Exclude the pictures and return every line exactly as written.

[Source data start]

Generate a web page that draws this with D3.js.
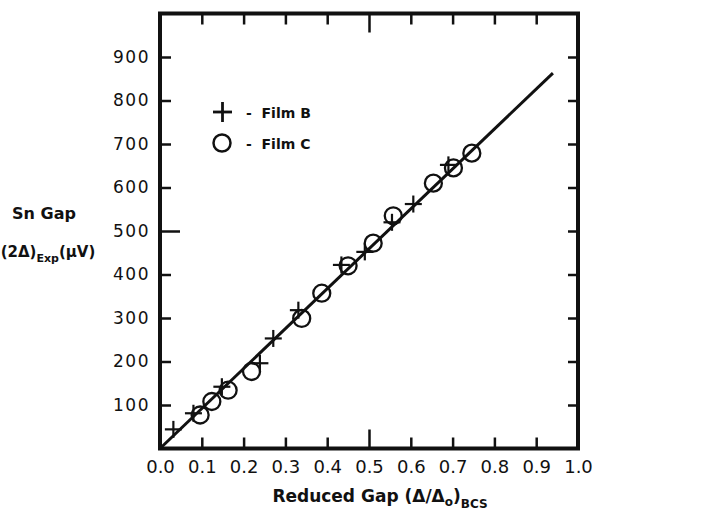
<!DOCTYPE html>
<html><head><meta charset="utf-8">
<script src="https://cdn.jsdelivr.net/npm/d3@7"></script>
<style>body{margin:0;background:#fff}svg{display:block}text{font-family:"DejaVu Sans",sans-serif;fill:#111}</style>
</head><body><div id="c"></div>
<script>
const xTicks=[0,0.1,0.2,0.3,0.4,0.5,0.6,0.7,0.8,0.9,1.0];
const xTickLabels=["0.0","0.1","0.2","0.3","0.4","0.5","0.6","0.7","0.8","0.9","1.0"];
const yTicks=[100,200,300,400,500,600,700,800,900];
const filmBx=[0.032,0.080,0.148,0.239,0.271,0.331,0.434,0.490,0.555,0.606,0.690];
const filmBy=[44,81,142,196,253,318,422,452,520,562,652];
const filmCx=[0.096,0.124,0.163,0.219,0.339,0.387,0.450,0.510,0.558,0.654,0.702,0.746];
const filmCy=[77,108,134,177,299,357,420,472,535,610,645,679];
const fitX=[0,0.94];
const fitY=[0,863];

const W=705,H=519;
const svg=d3.select("#c").append("svg").attr("width",W).attr("height",H);
const x=d3.scaleLinear().domain([0,1]).range([160,578]);
const y=d3.scaleLinear().domain([0,1000]).range([448.5,13.5]);
const ink="#111";

svg.append("rect").attr("x",x(0)).attr("y",y(1000)).attr("width",x(1)-x(0)).attr("height",y(0)-y(1000))
  .attr("fill","none").attr("stroke",ink).attr("stroke-width",4);

const inner=xTicks.filter(d=>d>0&&d<1);
const gb=svg.append("g").attr("transform",`translate(0,${y(0)})`)
  .call(d3.axisBottom(x).tickValues(inner).tickSize(0).tickFormat(""));
gb.select(".domain").remove();
gb.selectAll(".tick").append("line").attr("y1",0).attr("y2",d=>d===0.5?-19:-11).attr("stroke",ink).attr("stroke-width",2.5);
const gt=svg.append("g").attr("transform",`translate(0,${y(1000)})`)
  .call(d3.axisTop(x).tickValues(inner).tickSize(0).tickFormat(""));
gt.select(".domain").remove();
gt.selectAll(".tick").append("line").attr("y1",0).attr("y2",d=>d===0.5?19:11).attr("stroke",ink).attr("stroke-width",2.5);
const gl=svg.append("g").attr("transform",`translate(0,${y(0)})`)
  .call(d3.axisBottom(x).tickValues(xTicks).tickSize(0).tickPadding(12).tickFormat((d,i)=>xTickLabels[i]));
gl.select(".domain").remove();
gl.selectAll("text").attr("font-size",18).attr("fill",ink).attr("font-family","DejaVu Sans");

const gy=svg.append("g").attr("transform",`translate(${x(0)},0)`)
  .call(d3.axisLeft(y).tickValues(yTicks).tickSize(0).tickPadding(10).tickFormat(d3.format("d")));
gy.select(".domain").remove();
gy.selectAll("text").attr("font-size",17).attr("fill",ink).attr("letter-spacing","1.5px").attr("font-family","DejaVu Sans");
gy.selectAll(".tick").append("line").attr("x1",0).attr("x2",d=>d===500?20:11).attr("stroke",ink).attr("stroke-width",2.5);
const gr=svg.append("g").attr("transform",`translate(${x(1)},0)`)
  .call(d3.axisRight(y).tickValues(yTicks).tickSize(0).tickFormat(""));
gr.select(".domain").remove();
gr.selectAll(".tick").append("line").attr("x1",0).attr("x2",-10).attr("stroke",ink).attr("stroke-width",2.5);

const line=d3.line().x(d=>x(d[0])).y(d=>y(d[1]));
svg.append("path").datum(d3.zip(fitX,fitY)).attr("d",line).attr("fill","none").attr("stroke",ink).attr("stroke-width",3);

svg.append("g").selectAll("circle").data(d3.zip(filmCx,filmCy)).join("circle")
  .attr("cx",d=>x(d[0])).attr("cy",d=>y(d[1])).attr("r",8.5).attr("fill","none").attr("stroke",ink).attr("stroke-width",2.3);
const cs=8.5;
const gc=svg.append("g").selectAll("g").data(d3.zip(filmBx,filmBy)).join("g")
  .attr("transform",d=>`translate(${x(d[0])},${y(d[1])})`);
gc.append("line").attr("x1",-cs).attr("x2",cs).attr("stroke",ink).attr("stroke-width",2.2);
gc.append("line").attr("y1",-cs).attr("y2",cs).attr("stroke",ink).attr("stroke-width",2.2);

const lg=svg.append("g");
lg.append("line").attr("x1",213).attr("x2",232).attr("y1",112).attr("y2",112).attr("stroke",ink).attr("stroke-width",2.8);
lg.append("line").attr("x1",222.5).attr("x2",222.5).attr("y1",102).attr("y2",122).attr("stroke",ink).attr("stroke-width",2.8);
lg.append("circle").attr("cx",222).attr("cy",143).attr("r",8.5).attr("fill","none").attr("stroke",ink).attr("stroke-width",2.5);
lg.append("text").attr("x",246).attr("y",118).attr("font-size",14).attr("font-weight","bold").attr("xml:space","preserve").text("-  Film B");
lg.append("text").attr("x",246).attr("y",149).attr("font-size",14).attr("font-weight","bold").attr("xml:space","preserve").text("-  Film C");

const yt=svg.append("g");
yt.append("text").attr("x",44).attr("y",219).attr("text-anchor","middle").attr("font-size",16).attr("font-weight",600).text("Sn Gap");
const t2=yt.append("text").attr("x",48).attr("y",257).attr("text-anchor","middle").attr("font-size",15).attr("font-weight",600);
t2.append("tspan").text("(2Δ)");
t2.append("tspan").attr("font-size",11).attr("dy",5).text("Exp");
t2.append("tspan").attr("dy",-5).text("(μV)");

const xt=svg.append("text").attr("x",380).attr("y",502).attr("text-anchor","middle").attr("font-size",17).attr("font-weight",600);
xt.append("tspan").text("Reduced Gap (Δ/Δ");
xt.append("tspan").attr("font-size",12).attr("dy",4).text("o");
xt.append("tspan").attr("dy",-4).text(")");
xt.append("tspan").attr("font-size",12).attr("dy",6).text("BCS");
</script></body></html>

[Source data end]

(Right answer):
Generate a web page that draws this with D3.js.
<!DOCTYPE html>
<html><head><meta charset="utf-8">
<script src="https://cdn.jsdelivr.net/npm/d3@7"></script>
<style>body{margin:0;background:#fff}svg{display:block}text{font-family:"DejaVu Sans",sans-serif;fill:#111}</style>
</head><body><div id="c"></div>
<script>
const xTicks=[0,0.1,0.2,0.3,0.4,0.5,0.6,0.7,0.8,0.9,1.0];
const xTickLabels=["0.0","0.1","0.2","0.3","0.4","0.5","0.6","0.7","0.8","0.9","1.0"];
const yTicks=[100,200,300,400,500,600,700,800,900];
const filmBx=[0.032,0.080,0.148,0.239,0.271,0.331,0.434,0.490,0.555,0.606,0.690];
const filmBy=[44,81,142,196,253,318,422,452,520,562,652];
const filmCx=[0.096,0.124,0.163,0.219,0.339,0.387,0.450,0.510,0.558,0.654,0.702,0.746];
const filmCy=[77,108,134,177,299,357,420,472,535,610,645,679];
const fitX=[0,0.94];
const fitY=[0,863];

const W=705,H=519;
const svg=d3.select("#c").append("svg").attr("width",W).attr("height",H);
const x=d3.scaleLinear().domain([0,1]).range([160,578]);
const y=d3.scaleLinear().domain([0,1000]).range([448.5,13.5]);
const ink="#111";

svg.append("rect").attr("x",x(0)).attr("y",y(1000)).attr("width",x(1)-x(0)).attr("height",y(0)-y(1000))
  .attr("fill","none").attr("stroke",ink).attr("stroke-width",4);

const inner=xTicks.filter(d=>d>0&&d<1);
const gb=svg.append("g").attr("transform",`translate(0,${y(0)})`)
  .call(d3.axisBottom(x).tickValues(inner).tickSize(0).tickFormat(""));
gb.select(".domain").remove();
gb.selectAll(".tick").append("line").attr("y1",0).attr("y2",d=>d===0.5?-19:-11).attr("stroke",ink).attr("stroke-width",2.5);
const gt=svg.append("g").attr("transform",`translate(0,${y(1000)})`)
  .call(d3.axisTop(x).tickValues(inner).tickSize(0).tickFormat(""));
gt.select(".domain").remove();
gt.selectAll(".tick").append("line").attr("y1",0).attr("y2",d=>d===0.5?19:11).attr("stroke",ink).attr("stroke-width",2.5);
const gl=svg.append("g").attr("transform",`translate(0,${y(0)})`)
  .call(d3.axisBottom(x).tickValues(xTicks).tickSize(0).tickPadding(12).tickFormat((d,i)=>xTickLabels[i]));
gl.select(".domain").remove();
gl.selectAll("text").attr("font-size",18).attr("fill",ink).attr("font-family","DejaVu Sans");

const gy=svg.append("g").attr("transform",`translate(${x(0)},0)`)
  .call(d3.axisLeft(y).tickValues(yTicks).tickSize(0).tickPadding(10).tickFormat(d3.format("d")));
gy.select(".domain").remove();
gy.selectAll("text").attr("font-size",17).attr("fill",ink).attr("letter-spacing","1.5px").attr("font-family","DejaVu Sans");
gy.selectAll(".tick").append("line").attr("x1",0).attr("x2",d=>d===500?20:11).attr("stroke",ink).attr("stroke-width",2.5);
const gr=svg.append("g").attr("transform",`translate(${x(1)},0)`)
  .call(d3.axisRight(y).tickValues(yTicks).tickSize(0).tickFormat(""));
gr.select(".domain").remove();
gr.selectAll(".tick").append("line").attr("x1",0).attr("x2",-10).attr("stroke",ink).attr("stroke-width",2.5);

const line=d3.line().x(d=>x(d[0])).y(d=>y(d[1]));
svg.append("path").datum(d3.zip(fitX,fitY)).attr("d",line).attr("fill","none").attr("stroke",ink).attr("stroke-width",3);

svg.append("g").selectAll("circle").data(d3.zip(filmCx,filmCy)).join("circle")
  .attr("cx",d=>x(d[0])).attr("cy",d=>y(d[1])).attr("r",8.5).attr("fill","none").attr("stroke",ink).attr("stroke-width",2.3);
const cs=8.5;
const gc=svg.append("g").selectAll("g").data(d3.zip(filmBx,filmBy)).join("g")
  .attr("transform",d=>`translate(${x(d[0])},${y(d[1])})`);
gc.append("line").attr("x1",-cs).attr("x2",cs).attr("stroke",ink).attr("stroke-width",2.2);
gc.append("line").attr("y1",-cs).attr("y2",cs).attr("stroke",ink).attr("stroke-width",2.2);

const lg=svg.append("g");
lg.append("line").attr("x1",213).attr("x2",232).attr("y1",112).attr("y2",112).attr("stroke",ink).attr("stroke-width",2.8);
lg.append("line").attr("x1",222.5).attr("x2",222.5).attr("y1",102).attr("y2",122).attr("stroke",ink).attr("stroke-width",2.8);
lg.append("circle").attr("cx",222).attr("cy",143).attr("r",8.5).attr("fill","none").attr("stroke",ink).attr("stroke-width",2.5);
lg.append("text").attr("x",246).attr("y",118).attr("font-size",14).attr("font-weight","bold").attr("xml:space","preserve").text("-  Film B");
lg.append("text").attr("x",246).attr("y",149).attr("font-size",14).attr("font-weight","bold").attr("xml:space","preserve").text("-  Film C");

const yt=svg.append("g");
yt.append("text").attr("x",44).attr("y",219).attr("text-anchor","middle").attr("font-size",16).attr("font-weight",600).text("Sn Gap");
const t2=yt.append("text").attr("x",48).attr("y",257).attr("text-anchor","middle").attr("font-size",15).attr("font-weight",600);
t2.append("tspan").text("(2Δ)");
t2.append("tspan").attr("font-size",11).attr("dy",5).text("Exp");
t2.append("tspan").attr("dy",-5).text("(μV)");

const xt=svg.append("text").attr("x",380).attr("y",502).attr("text-anchor","middle").attr("font-size",17).attr("font-weight",600);
xt.append("tspan").text("Reduced Gap (Δ/Δ");
xt.append("tspan").attr("font-size",12).attr("dy",4).text("o");
xt.append("tspan").attr("dy",-4).text(")");
xt.append("tspan").attr("font-size",12).attr("dy",6).text("BCS");
</script></body></html>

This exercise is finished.